Statistics (April 2025 – March 2026)
- Passengers: 3,86,791 (▲14.8%)
- Aircraft movements: 4,558 (▲5.4%)
- Cargo tonnage: 1,309.1 (▲13.2%)
- Source: AAI

= Dimapur Airport =

Airport of Nagaland, India

Dimapur Airport is a domestic airport serving Chümoukedima–Dimapur and its neighbouring areas in the state of Nagaland, India. It is located between the districts of Chümoukedima and Dimapur, from where National Highway 29 (formerly NH-39) passes just beside the airport. It is the only airport in the state of Nagaland. The terminal building can handle 500 departing and 300 arriving passengers, and was built during World War II.
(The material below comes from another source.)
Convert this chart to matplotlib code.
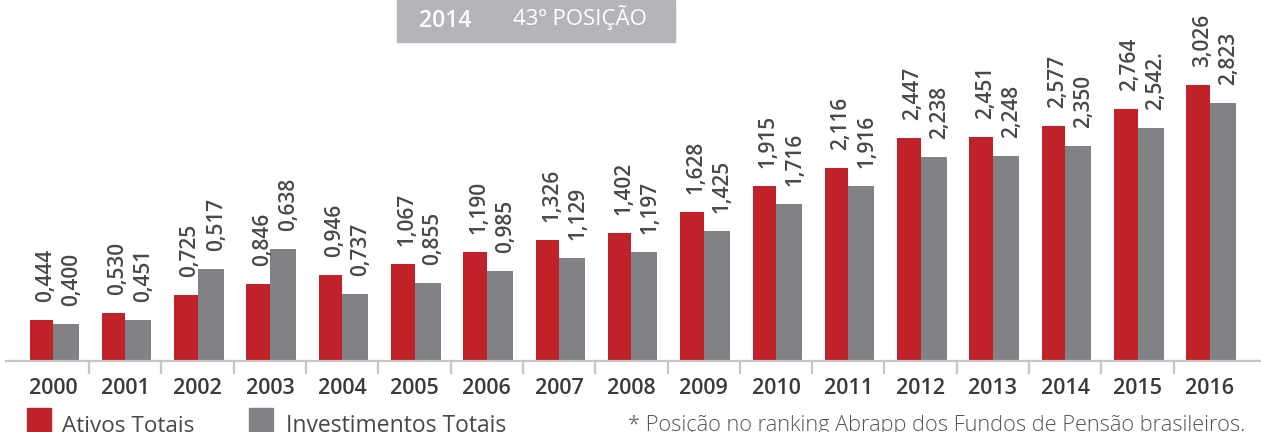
import matplotlib.pyplot as plt
from matplotlib.patches import Rectangle

plt.rcParams['font.family'] = ['Open Sans', 'DejaVu Sans']

# dados (R$ bilhões)
anos = ['2000', '2001', '2002', '2003', '2004', '2005', '2006', '2007', '2008',
        '2009', '2010', '2011', '2012', '2013', '2014', '2015', '2016']
ativos = [0.444, 0.530, 0.725, 0.846, 0.946, 1.067, 1.190, 1.326, 1.402,
          1.628, 1.915, 2.116, 2.447, 2.451, 2.577, 2.764, 3.026]
# alturas das barras como aparecem no grafico
investimentos = [0.400, 0.451, 1.010, 1.230, 0.737, 0.855, 0.985, 1.129, 1.197,
                 1.425, 1.716, 1.916, 2.238, 2.248, 2.350, 2.555, 2.823]
rotulos_ativos = ['0,444', '0,530', '0,725', '0,846', '0,946', '1,067', '1,190',
                  '1,326', '1,402', '1,628', '1,915', '2,116', '2,447', '2,451',
                  '2,577', '2,764', '3,026']
rotulos_invest = ['0,400', '0,451', '0,517', '0,638', '0,737', '0,855', '0,985',
                  '1,129', '1,197', '1,425', '1,716', '1,916', '2,238', '2,248',
                  '2,350', '2,542.', '2,823']

VERMELHO = '#c0222a'
CINZA = '#808285'
TEXTO = '#48484b'
EIXO = '#c6c6c8'

W, H = 1261, 432
fig = plt.figure(figsize=(W / 100, H / 100), dpi=100)
ax = fig.add_axes([6 / W, (H - 361) / H, (W - 6) / W, 361 / H])

x = list(range(len(anos)))
ax.bar(x, ativos, width=-0.325, align='edge', color=VERMELHO)
ax.bar(x, investimentos, width=0.36, align='edge', color=CINZA)

for i in x:
    ax.annotate(rotulos_ativos[i], (i - 0.1625, ativos[i]), xytext=(3, 13),
                textcoords='offset points', rotation=90, ha='center', va='bottom',
                fontsize=15, fontweight='semibold', color=TEXTO)
    ax.annotate(rotulos_invest[i], (i + 0.18, investimentos[i]), xytext=(4, 13),
                textcoords='offset points', rotation=90, ha='center', va='bottom',
                fontsize=15, fontweight='semibold', color=TEXTO)

ax.set_xlim((6 - 53) / 72.3, (1261 - 53) / 72.3)
ax.set_ylim(0, 361 / 91.3)

for s in ['top', 'right', 'left']:
    ax.spines[s].set_visible(False)
ax.spines['bottom'].set_color(EIXO)
ax.spines['bottom'].set_linewidth(1.6)
ax.set_yticks([])

ax.set_xticks([i + 0.5 for i in x[:-1]])
ax.set_xticklabels([])
ax.tick_params(axis='x', which='major', length=9, width=1.6, color=EIXO)
ax.set_xticks(x, anos, minor=True)
ax.tick_params(axis='x', which='minor', length=0, pad=12, labelsize=15.5,
               labelcolor='#3a3a3c')
for t in ax.get_xticklabels(minor=True):
    t.set_fontweight('semibold')


def px(xp, yp):
    return xp / W, 1 - yp / H


# caixa do topo
fig.patches.append(Rectangle(px(397, 42), (675 - 397) / W, 42 / H,
                             transform=fig.transFigure, color='#b4b5b8', zorder=0))
fig.text(*px(445, 21), '2014', color='white', fontsize=16.5, fontweight='semibold',
         ha='center', va='center')
fig.text(*px(580, 18), '43º POSIÇÃO', color='white', fontsize=16,
         ha='center', va='center')

# legenda
fig.patches.append(Rectangle(px(27, 433), 24 / W, 25 / H,
                             transform=fig.transFigure, color=VERMELHO))
fig.text(*px(62, 432), 'Ativos Totais', color=TEXTO, fontsize=16.2, ha='left',
         va='baseline')
fig.patches.append(Rectangle(px(249, 433), 24 / W, 25 / H,
                             transform=fig.transFigure, color=CINZA))
fig.text(*px(286, 432), 'Investimentos Totais', color=TEXTO, fontsize=16.5, ha='left',
         va='baseline')
fig.text(*px(1245, 431), '* Posição no ranking Abrapp dos Fundos de Pensão brasileiros.',
         color='#555557', fontsize=15.7, fontweight='light', ha='right', va='baseline')

fig.savefig('out.png', dpi=100)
== Airlines and destinations ==

| Airlines | Destinations |
|---|---|
| Air India Express | Guwahati |
| Alliance Air | Imphal, Shillong |
| IndiGo | Delhi, Guwahati, Kolkata |

==Accidents and incidents==
- On 16 August 1991, Indian Airlines Flight 257 operating on the Calcutta–Imphal–Dimapur route crashed on approach to Imphal Airport, killing all 69 people on board. Of the 63 passengers on board, 31 were booked for Dimapur Airport.